Executive Director of Pat Tillman Veterans Center at Arizona State University Shawn Banzhaf receives 2025 ASU MLK Jr. Staff Servant-Leadership Award
Shawn Banzhaf, executive director of Pat Tillman Veterans Center at Arizona State University, has been chosen to receive the 2025 MLK Jr. Staff Servant-Leadership Award.
He will be recognized at the university’s MLK Jr. breakfast celebration on Jan. 23.
Question: You’ve been honored with the 2025 ASU MLK Jr. Staff Servant-Leadership Award. Describe how you felt when you heard the news.
Answer: I was honestly stunned. I sat there staring at the email letting me know trying to make sense of the enormity of it all. Then I told my wife and we celebrated the fact together and as I am sort of a sentimental and nostalgic person at heart, I then gave thought to how it is such an honor to have my name associated in any way with the late great MLK Jr.
Q: How have your life experiences shaped you into the leader you are today?

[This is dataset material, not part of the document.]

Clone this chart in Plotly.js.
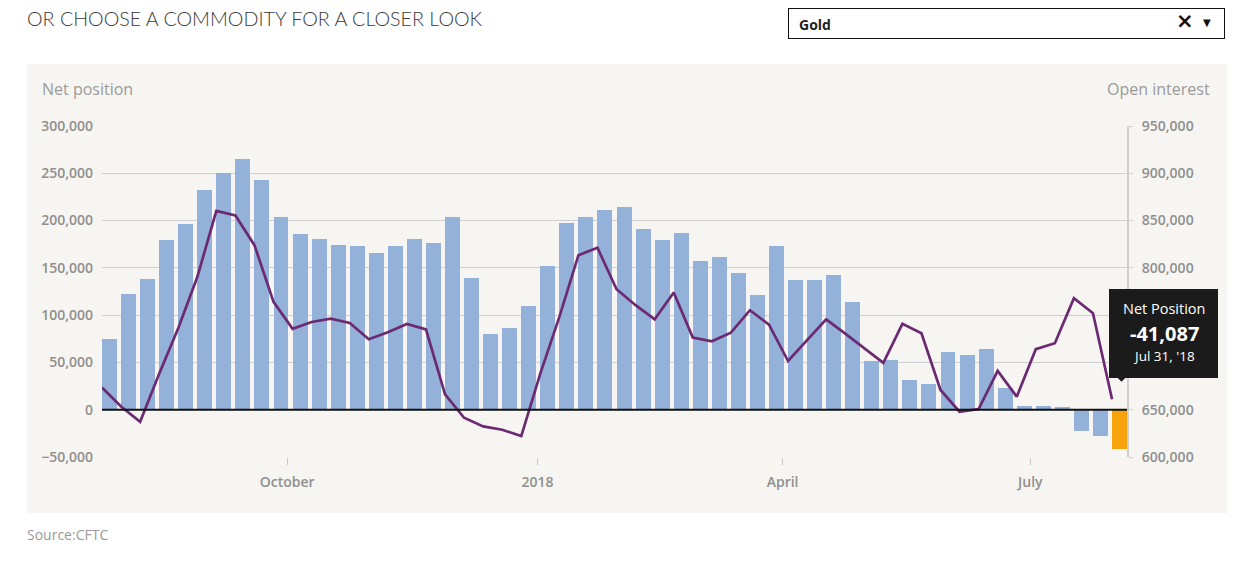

A: I have spent essentially all of my adult life in service of my community. Twenty-one years in the Army National Guard, I served my state and country, I also served my local community for nearly 10 years as a police officer during that time and 10 years as a pastor. Now, I serve the military connected learners here at ASU and have been doing so now for about eight years. I think public service has definitely shaped me into the person I am today.
Q: How have you incorporated Martin Luther King Jr.’s values of service and inclusion in your everyday life?
A: I have and continue to do so. Humanity has beauty to them that is intrinsic. All people deserve and need to be loved regardless of how they identify. I truly think Dr. King understood the need for love and that each of us from the smallest to the greatest is worthy of it. So, every day, I start with and end with showing love to those around me.
Q: What has been your most memorable experience of helping others?
A: This question is difficult to answer because I feel like I can go so many directions. But I will share a sad tale but one in which helping someone kept a legacy alive. I was a police officer and was working my home town of Chadron, Nebraska. I was called to a possible fight, when I arrived it was a disturbance in the neighborhood that ended up being a home on fire. I called it in, ran to see what I could do. Two women were yelling in a window into the home and when I rounded the corner, I saw a man in the window with flames all around him. I acted quickly and pulled him out. He tried to get back in and was yelling that his daughters were inside. I attempted to go into the flames, but could not, the smoke was too much without equipment. The fire department arrived moments later, they tried to rescue the little girls, one 8 and the other 6 but they both eventually succumbed to the smoke. The family, heartbroken and distraught, the nurses and doctors, the firefighters, and so many in our small community were greatly saddened by the loss. I took it particularly hard, as I wouldn’t allow the dad to go back into the flames, I felt like I had let them down. Years later, I was helping at a soup kitchen, a man came up to me to get some soup and he said, “Hey, aren’t you Officer Banzhaf?” I wasn’t sure how to answer the question because you never know what’s coming. I said, “I used to be him but have retired, now I am Pastor Banzhaf, why do you ask?” He said, “I have always wanted to thank you because you saved my brother’s life.” I asked him who that was and he mentioned the dad from the fire. He continued to say, that because of my actions that night, he lived and he and his wife had two boys that were his nephews and he loved them greatly. He embraced me in a hug, he cried, I cried, and I was able to finally able to let go of some of the guilt I felt for years.
Q: Who or what keeps you inspired and motivated to serve others?
A: I am inspired by the staff at ASU. I look around and see folks that could probably choose higher paying, more glamorous work but instead the see the potential in our next generation and pour themselves out for the students. I see it every day and it makes me want to do more for those around me.
Q: What advice would you give to future leaders here at ASU?
A: My advice for future leaders at ASU and anywhere actually is that you never know what someone is going through so treat them the way you would want to be treated in any given situation. It is the golden rule for a reason, it’s worth its weight in gold to me.
Q: Anything else you’d like to add?
A: I would just like to thank my wife Jodi, my kids and their spouses for loving me and supporting me through my years in public service. I could not have done what I did without the understanding of those closest to me.